Chironomus riparius

Scientific classification
- Domain: Eukaryota
- Kingdom: Animalia
- Phylum: Arthropoda
- Class: Insecta
- Order: Diptera
- Family: Chironomidae
- Genus: Chironomus
- Species: C. riparius
- Binomial name: Chironomus riparius (Meigen, 1804)
- Synonyms: Chironomus thummi (Kieffer, 1911);

= Chironomus riparius =

- Genus: Chironomus
- Species: riparius
- Authority: (Meigen, 1804)
- Synonyms: Chironomus thummi (Kieffer, 1911)

Species of fly

Chironomus riparius, also known as Chironomus thummi and commonly known as the harlequin fly, is a species of non-biting midge. Their larvae are known by the common name of blood worm due to their red colouration. It is common in both North America and Europe. The species was described in 1804 by Johann Wilhelm Meigen. C. riparius has been used extensively as a model for genome structure analysis in insects and is also used in toxicology tests and functional developmental genetic studies. Both their adult and larval forms have been implicated as disease vectors but are also an important part of freshwater food chains.

==Taxonomy==
German naturalist Johann Wilhelm Meigen named the genus Chironomus in 1803 and described the harlequin fly species in 1804 as Chironomus riparius.

==Description==
Harlequin flies are small dipterans which resemble mosquitoes.

==Life cycle==
Eggs are laid in or near the water. Larvae are red due to a large amount of haemoglobin in their blood, which leads to their common name of blood worms. The larvae use this haemoglobin as an oxygen store, allowing them to survive in low oxygen conditions such as at the bottom of a lake or in areas with high organic pollution.
Larvae build chimneys to live in and protect them from hypoxia until they are ready to become adults.
Adults live for only a short period of two or three days. Males form a large mating swarm which the females fly into to select a mate to breed.

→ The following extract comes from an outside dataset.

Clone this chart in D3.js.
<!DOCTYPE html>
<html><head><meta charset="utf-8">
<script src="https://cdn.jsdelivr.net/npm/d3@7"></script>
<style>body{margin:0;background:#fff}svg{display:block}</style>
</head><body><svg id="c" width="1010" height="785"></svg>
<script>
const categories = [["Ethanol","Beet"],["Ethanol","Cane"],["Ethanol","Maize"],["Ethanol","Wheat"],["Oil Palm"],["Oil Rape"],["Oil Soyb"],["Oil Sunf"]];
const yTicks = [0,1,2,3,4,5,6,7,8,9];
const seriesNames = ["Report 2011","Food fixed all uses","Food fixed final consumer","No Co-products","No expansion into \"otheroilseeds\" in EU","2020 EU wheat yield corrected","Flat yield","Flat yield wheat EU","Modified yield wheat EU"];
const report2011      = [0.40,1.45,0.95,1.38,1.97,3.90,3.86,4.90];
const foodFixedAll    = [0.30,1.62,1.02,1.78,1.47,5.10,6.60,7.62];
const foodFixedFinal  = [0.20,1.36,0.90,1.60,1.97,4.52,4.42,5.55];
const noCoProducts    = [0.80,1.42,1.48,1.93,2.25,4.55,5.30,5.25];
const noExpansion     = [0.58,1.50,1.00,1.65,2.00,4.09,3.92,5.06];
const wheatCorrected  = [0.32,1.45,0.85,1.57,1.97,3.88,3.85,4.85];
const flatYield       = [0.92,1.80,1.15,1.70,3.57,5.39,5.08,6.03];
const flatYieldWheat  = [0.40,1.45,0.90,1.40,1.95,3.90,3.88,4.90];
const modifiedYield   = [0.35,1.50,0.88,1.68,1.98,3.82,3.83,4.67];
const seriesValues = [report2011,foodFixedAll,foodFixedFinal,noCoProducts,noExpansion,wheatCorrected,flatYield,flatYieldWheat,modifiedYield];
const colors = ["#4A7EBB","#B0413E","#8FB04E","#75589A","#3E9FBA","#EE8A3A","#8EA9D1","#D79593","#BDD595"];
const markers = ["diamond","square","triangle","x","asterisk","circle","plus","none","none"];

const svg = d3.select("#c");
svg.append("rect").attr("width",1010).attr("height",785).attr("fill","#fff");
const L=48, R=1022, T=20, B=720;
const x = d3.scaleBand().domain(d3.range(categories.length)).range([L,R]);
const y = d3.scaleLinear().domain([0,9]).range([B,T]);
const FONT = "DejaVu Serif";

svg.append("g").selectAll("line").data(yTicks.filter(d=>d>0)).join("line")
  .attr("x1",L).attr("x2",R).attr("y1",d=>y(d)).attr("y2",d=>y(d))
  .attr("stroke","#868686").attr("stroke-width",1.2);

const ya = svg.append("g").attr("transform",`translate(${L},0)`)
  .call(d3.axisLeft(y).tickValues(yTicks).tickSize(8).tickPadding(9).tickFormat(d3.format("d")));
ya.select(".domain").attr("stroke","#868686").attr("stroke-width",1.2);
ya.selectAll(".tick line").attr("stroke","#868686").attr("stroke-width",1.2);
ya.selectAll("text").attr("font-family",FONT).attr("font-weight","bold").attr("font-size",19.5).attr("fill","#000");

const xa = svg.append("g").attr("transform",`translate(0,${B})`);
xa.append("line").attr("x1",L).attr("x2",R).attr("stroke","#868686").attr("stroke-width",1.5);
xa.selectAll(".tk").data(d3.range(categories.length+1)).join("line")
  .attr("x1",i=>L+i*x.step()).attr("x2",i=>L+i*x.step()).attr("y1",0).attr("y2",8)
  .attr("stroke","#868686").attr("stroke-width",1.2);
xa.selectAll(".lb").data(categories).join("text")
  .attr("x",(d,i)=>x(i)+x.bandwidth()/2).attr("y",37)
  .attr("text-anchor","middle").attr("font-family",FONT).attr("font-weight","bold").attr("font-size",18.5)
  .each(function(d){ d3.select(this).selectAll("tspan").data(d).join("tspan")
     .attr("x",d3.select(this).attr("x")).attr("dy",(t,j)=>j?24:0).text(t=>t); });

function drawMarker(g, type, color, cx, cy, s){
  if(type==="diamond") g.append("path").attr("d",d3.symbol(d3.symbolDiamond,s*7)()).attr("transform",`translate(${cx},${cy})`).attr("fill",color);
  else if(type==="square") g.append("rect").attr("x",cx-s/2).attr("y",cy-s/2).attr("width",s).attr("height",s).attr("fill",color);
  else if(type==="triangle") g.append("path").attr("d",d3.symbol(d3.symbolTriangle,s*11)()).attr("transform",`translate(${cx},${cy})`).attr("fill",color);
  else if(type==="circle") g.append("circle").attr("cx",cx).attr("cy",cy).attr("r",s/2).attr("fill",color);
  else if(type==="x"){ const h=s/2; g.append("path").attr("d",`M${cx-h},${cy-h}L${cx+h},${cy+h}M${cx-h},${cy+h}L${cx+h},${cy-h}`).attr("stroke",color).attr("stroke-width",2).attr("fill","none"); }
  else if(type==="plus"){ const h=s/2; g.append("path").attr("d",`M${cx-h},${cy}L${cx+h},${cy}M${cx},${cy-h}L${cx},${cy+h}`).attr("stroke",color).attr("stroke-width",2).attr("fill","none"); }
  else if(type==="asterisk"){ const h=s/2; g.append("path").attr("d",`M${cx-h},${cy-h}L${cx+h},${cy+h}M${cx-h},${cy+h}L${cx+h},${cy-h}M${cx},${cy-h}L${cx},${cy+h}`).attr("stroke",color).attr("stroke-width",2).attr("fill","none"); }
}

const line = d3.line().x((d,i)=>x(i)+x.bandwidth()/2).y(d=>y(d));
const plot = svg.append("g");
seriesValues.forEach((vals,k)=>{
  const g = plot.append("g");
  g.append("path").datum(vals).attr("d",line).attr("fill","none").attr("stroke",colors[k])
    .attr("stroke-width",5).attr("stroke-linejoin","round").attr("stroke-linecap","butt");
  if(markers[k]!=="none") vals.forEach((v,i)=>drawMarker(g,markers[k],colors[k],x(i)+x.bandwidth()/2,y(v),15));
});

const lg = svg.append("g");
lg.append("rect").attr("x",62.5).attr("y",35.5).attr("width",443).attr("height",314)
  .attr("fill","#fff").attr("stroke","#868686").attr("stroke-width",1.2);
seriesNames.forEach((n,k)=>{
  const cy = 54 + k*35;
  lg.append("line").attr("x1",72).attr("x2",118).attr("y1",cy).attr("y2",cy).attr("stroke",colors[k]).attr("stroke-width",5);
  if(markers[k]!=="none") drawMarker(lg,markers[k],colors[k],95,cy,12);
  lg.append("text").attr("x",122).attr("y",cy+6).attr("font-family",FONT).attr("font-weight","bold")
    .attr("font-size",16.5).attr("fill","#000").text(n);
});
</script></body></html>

==Distribution and habitat==
The harlequin fly is found in North America, primarily on the east coast but often also found in southern Alaska and throughout northern Europe, ranging from as far north as northern Scotland to southern Germany.

==Predation==
Larvae are predated upon by many other species of insect and also by fish.

==Use in genetic experimentation==
Chironomus riparius are easy to maintain in a laboratory environment and has been used extensively as a model for genome structure analysis in insects and is also used in toxicology tests and functional developmental genetic studies.

==Disease vector==
Both their adult and larval forms have been implicated as disease vectors. As they tend to emerge in large numbers, they have been reported to cause pest problems. During development the flies’ discard exoskeleton fragments and the particulate can accumulate in settlements close to the lakes and rivers where the flies reside. This particulate, combined with particles from the decomposing bodies of the swarms of flies, can cause conjunctivitis, rhinitis and asthma by inhalation.

==Use in forensic entomology==
In June 2013, the corpse of a young woman was found floating in a stretch of the Genil river located in an urban environment in Granada (Spain, SE Iberian Peninsula). Several C. riparius larvae were found on the scalp during the autopsy and identified morphologically and by molecular biology methods. The life cycle of this species was very useful when assessing the postmortem interval (PMI), that is, the time elapsed from death to the finding of the corpse. In this case, a PMI of about two weeks was estimated. This was the first time that developmental parameters were used in an aquatic forensic context.